Detto questo, se non è affatto normale che Meloni fosse l’unica donna al G20, lo è invece, senza se e senza ma, che a Bali con lei ci fosse la figlia Ginevra, così come nel 2019 l’allora premier Giuseppe Conte portò con sé il figlio adolescente al G20 di Osaka, o come fece Matteo Renzi con la piccola Ester al G7 del 2016 sempre in Giappone. Una scelta, quindi, quella di Meloni, che avrebbe dovuto passare del tutto inosservata. E invece: paginate sui giornali, intellettuali – ahimè donne – sulle grandi testate nazionali a discettare se sia stato giusto oppure no portare la bambina “al lavoro”, sul fatto che sia un privilegio di cui la quasi totalità delle altre donne non può godere, oppure su quella “naturale” tendenza delle donne a volere esprimere la propria maternità in ogni situazione. Dai giornali ovviamente poi si scende ai social, dove i ben noti commentatori da Bar Sport si sono appassionati come non mai. Una scorpacciata di giudizi non richiesti che ha fatto sbottare l’interessata, la quale sempre su Facebook ha chiuso la questione scrivendo, in sintesi: «Ho diritto di fare la madre come credo, occupatevi di materie più rilevanti». È vero, obietta qualcuno, che è stata lei a qualificarsi pubblicamente come «donna e madre» e dunque è anche in questa duplice dimensione che implicitamente si sottopone allo sguardo degli italiani. Ed è vero anche che ormai la sua sfera privata, in quanto alta carica dello Stato, si è notevolmente ristretta. Nella zona di salvaguardia però dovrebbero rientrare le sue scelte personali e familiari, così come il modo di esercitare il ruolo di madre e di educatrice. Questo dovrebbe essere la normalità: qualcuno, in sala stampa a Bali, ha chiesto forse al premier canadese Justin Trudeau se avesse portato con sé i suoi figli o ha discettato sui giornali se fosse opportuno o meno farlo?
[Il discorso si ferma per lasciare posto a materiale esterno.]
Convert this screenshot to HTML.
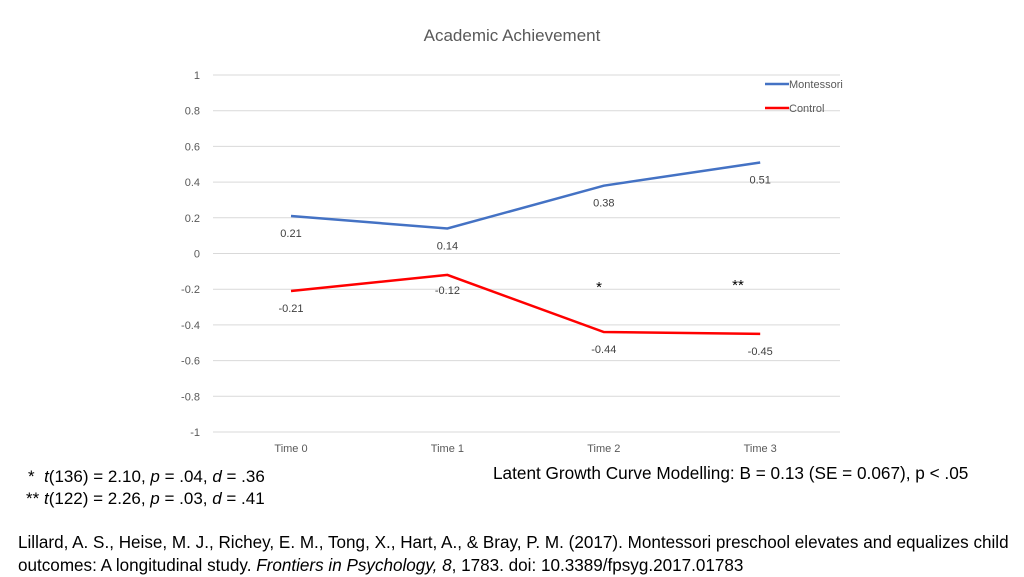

Dei precedenti italiani di Conte e Renzi abbiamo detto, e non ricordiamo una simile spasmodica curiosità. I social hanno una loro narrazione incontrollabile, ma i giornalisti, soprattutto di testate impegnate a promuovere il protagonismo femminile, dovrebbero allora accorgersi che dedicare pagine a Giorgia Meloni premier con bambina al seguito – al netto di una strumentale polemica politica – non è nient’altro che sessismo. Bieco sessismo, come lo sarebbe discettare sull’abbigliamento o sulla pettinatura di Ursula von der Leyen. Lo avrebbero fatto se al posto di Meloni – poniamo caso – ci fosse stato il vicepremier Matteo Salvini con pargoletta? Non lo crediamo. Pensiamo invece che ci sia un giudizio, o meglio un pre-giudizio sulle donne di potere o semplicemente di successo: sono così impegnate, come potranno essere anche brave madri? Lo sperimentò sulla sua pelle pure Samantha Cristoforetti, astronauta di cui andare fieri in tutto il mondo, però sotto sotto biasimata perché “abbandonò” (lasciandoli in realtà al padre) i suoi due bambini durante l’ultima missione spaziale. Ecco, allora questa è la normalità che ci auguriamo per le nostre figlie e che, a modo suo, rivendica giustamente Giorgia Meloni: se lo desiderano e nella misura in cui lo desiderino, realizzarsi nel lavoro secondo libertà, ambizione e talenti, senza i salti a ostacoli che conosciamo oggi, senza temere i giudizi spesso malevoli altrui, e insieme essere una presenza costante per la propria famiglia. Et et, non aut aut. Lo stesso, tra l’altro, che è auspicabile per i padri.